Educar en tiempos de guerra: un imperativo ético y global
Mientras los conflictos armados continúan azotando regiones como Gaza, Siria y Ucrania, la educación de millones de niñas y niños queda suspendida, atacada o instrumentalizada. La guerra no solo destruye escuelas; vulnera un derecho humano esencial y perpetúa ciclos de pobreza, violencia y exclusión. Según Unicef (2025) más de 460 millones de niños y niñas viven sumidos en situaciones de violencia devastadoras (o están huyendo de ellas), en lugares como el Estado de Palestina, Haití, Myanmar, la República Democrática del Congo, Sudán y Ucrania.
En zonas como Palestina, la infraestructura educativa ha sido blanco directo o daño colateral. Las cifras son alarmantes: miles de escuelas han sido cerradas o destruidas, dejando a generaciones sin espacios para aprender, jugar o simplemente estar a salvo. En este contexto, la Unesco y Acnur han reiterado que proteger el derecho a la educación debe ser parte integral de cualquier respuesta humanitaria y diplomática.
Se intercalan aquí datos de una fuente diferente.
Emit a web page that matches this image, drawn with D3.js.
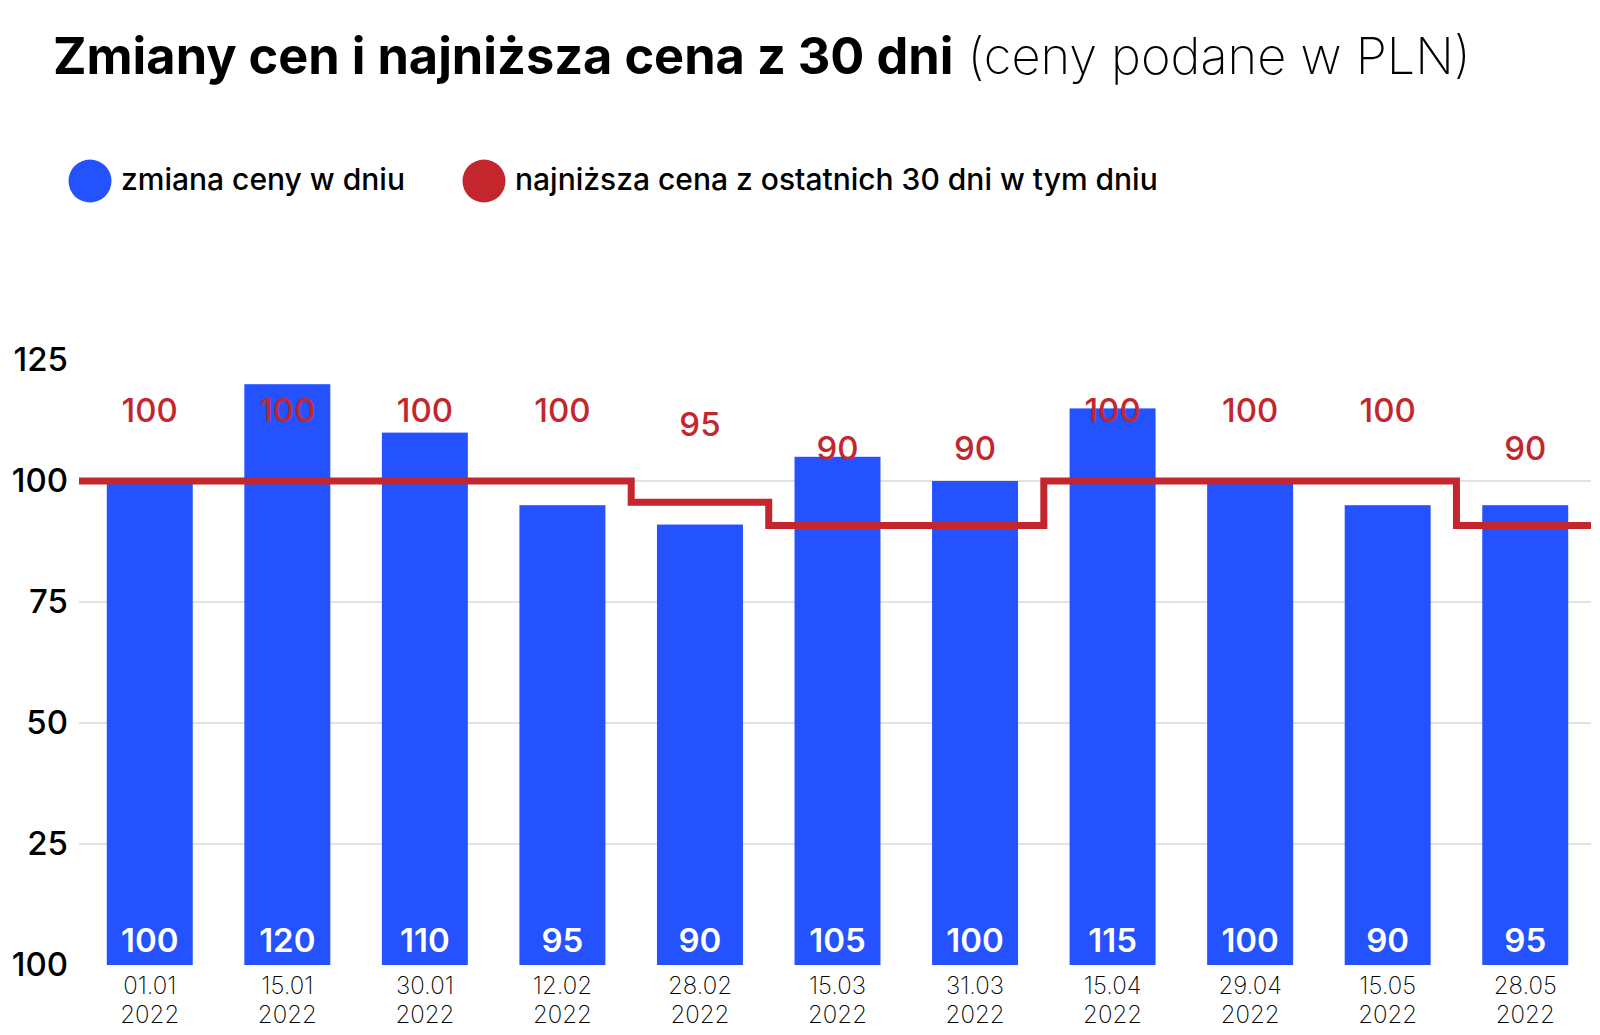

La educación en contextos de guerra cumple un rol irremplazable: otorga estabilidad, reconstruye tejido social y ayuda a las niñas y niños a procesar traumas. Para los más vulnerables —mujeres, desplazados, personas con discapacidad—, representa una vía hacia la resiliencia y la reconstrucción del futuro. Pero no cualquier educación es suficiente. Se requiere un enfoque centrado en derechos, interculturalidad y reparación emocional.
Los organismos internacionales coinciden: educar durante la guerra es una forma concreta de resistir la barbarie. Es sembrar humanidad en medio del caos. Por eso, el compromiso de los Estados, donantes y comunidades no puede ser tibio ni tardío. La paz se construye también en las aulas.
Silenciar las escuelas es prolongar el conflicto. Garantizar educación digna en contextos de guerra no es caridad: es justicia.